On Sunday morning, when I first saw what appeared to be tweets from Donald Trump, telling Congresswomen Alexandria Ocasio-Cortez, Ayanna Pressley, Ilhan Omar, and Rashida Tlaib to go back to the countries they came from, countries, he said, “whose governments are a complete and total catastrophe, the worst, most corrupt, and inept anywhere in the world (if they even have a functioning government at all” – when I saw Trump say that these four women “can’t leave fast enough” – it was one of those moments where my mind struggled to believe that what I just saw was real.

Listen, I’ve covered Trump closely for years now. I know he’s a stone cold bigot. He was a racist in 1989 when he called for 5 innocent teenage boys to be executed in New York for a crime they didn’t even commit. He was a racist when the federal government sued Trump and his racist father for housing discrimination all the way back in 1973, he was a bigot when he called for a complete ban on all Muslims entering the United States, he was a bigot when called Mexicans rapists and murderers, he was a bigot when sympathized with violent white supremacists in Charlottesville. The man has been a bigot.

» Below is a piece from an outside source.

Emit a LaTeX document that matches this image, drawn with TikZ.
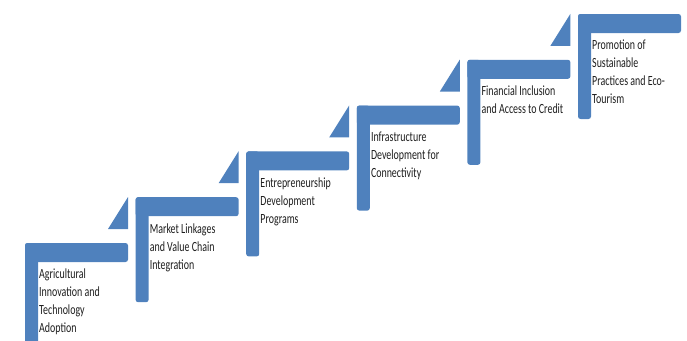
\documentclass[tikz,border=0pt]{standalone}
\usepackage{fontspec}
\setmainfont{Carlito}
\definecolor{stepblue}{RGB}{79,129,189}
\definecolor{steptxt}{RGB}{30,30,30}
\tikzset{
  stepbar/.style={fill=stepblue, draw=none, rounded corners=2.5pt},
  steptri/.style={fill=stepblue, draw=none},
  steplabel/.style={anchor=north west, inner sep=0pt, text=steptxt, font=\fontsize{14}{18}\selectfont},
}
\newcommand{\steptext}[1]{\scalebox{0.71}[1]{\begin{tabular}{@{}l@{}}#1\end{tabular}}}
\begin{document}
\begin{tikzpicture}[x=1pt,y=-1pt]
\useasboundingbox (0,0) rectangle (687,340);
\clip (0,0) rectangle (687,340);
\foreach \i in {0,...,5} {
  \pgfmathsetmacro\L{25+110.6*\i}
  \pgfmathsetmacro\T{243-45.8*\i}
  \fill[stepbar] (\L,\T) rectangle ++(103,19);
  \fill[stepbar] (\L,\T) rectangle ++(13,105);
  \ifnum\i<5
    \fill[steptri] (\L+83,\T-14) -- (\L+103,\T-14) -- (\L+103,\T-46) -- cycle;
  \fi
}
\node[steplabel] (s1) at (39,266) {\steptext{Agricultural\\Innovation and\\Technology\\Adoption}};
\node[steplabel] (s2) at (149.6,220.2) {\steptext{Market Linkages\\and Value Chain\\Integration}};
\node[steplabel] (s3) at (260.2,174.4) {\steptext{Entrepreneurship\\Development\\Programs}};
\node[steplabel] (s4) at (370.8,128.6) {\steptext{Infrastructure\\Development for\\Connectivity}};
\node[steplabel] (s5) at (481.4,82.8) {\steptext{Financial Inclusion\\and Access to Credit}};
\node[steplabel] (s6) at (592,37) {\steptext{Promotion of\\Sustainable\\Practices and Eco-\\Tourism}};
\end{tikzpicture}
\end{document}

Few statements have as much of a racist and white supremacist history as a white person, normally a white man, 100% of them decedents of immigrants – looking at an African American, or an immigrant, or any other person of color, a Latina, a hijabi woman, few statements have as deep and rich of a bigoted history as a white man looking at a person of color – and telling them to go back to the country they came from.

It’s interesting that Trump said it this weekend because just this past week he literally invited dozens of white supremacist Internet trolls to the White House – and this phrase – telling people to go back to the country they came from – is a favorite refrain from white supremacists online – but it’s been said by bigots in this country for at least 150 years.

But in the modern era, it’s never been said publicly by the President of the United States. It’s the type of thing that you normally see come from Neo-Nazis and the KKK. And so, when the President of the United States says this, and not even just in a general sense, but to four specific women of color in the United States Congress, in one instant, he has just normalized, what had always been seen as an extreme form of racism and bigotry and xenophobia, he has just normalized it.

What people in power do in moderation, their followers do in excess. And while Trump had already done much to normalize hate in this nation, Sunday was different. And yesterday he doubled down.

Trump’s attacks, particularly the phrase that “they can’t leave fast enough,” not only endanger all four of these courageous women, it endangers all people of color – the President of the United States has lowered the bar for what’s acceptable to say to people, he’s lowered the bar for what’s acceptable to think about people, and it’s all rooted in his racist definition of who’s a real American and who isn’t. He doesn’t have a problem with immigrants. He’s married and had kids with two of them. They each hardly spoke English when he met them. He didn’t care.

His mother was an immigrant. His own grandparents barely spoke English and lied to get to the United States. Yesterday multiple white men in Congress who weren’t born in the United States, like Jim Himes and Don Beyer, white men who’ve called Trump out over and over again, said how strange it is that they are never told to go back to the country where they were born – because for Trump – this is about white supremacy and white power. And these four women don’t fit in his little white box of who belongs here and who doesn’t.

I’ve gotta run, but it’s clear to me from several of the statements Trump made yesterday in his press conference, that he’s doubling down and standing by his bigoted words. When we was asked how he felt about the fact that white supremacists are celebrating it, he was asked if he minded, and he literally said no. Of course I didn’t expect him to apologize, but seeing him double down on one of the most racist moments of his presidency was disturbing.

It’s only a matter of time until that bigotry trickles down to everyday people somehow.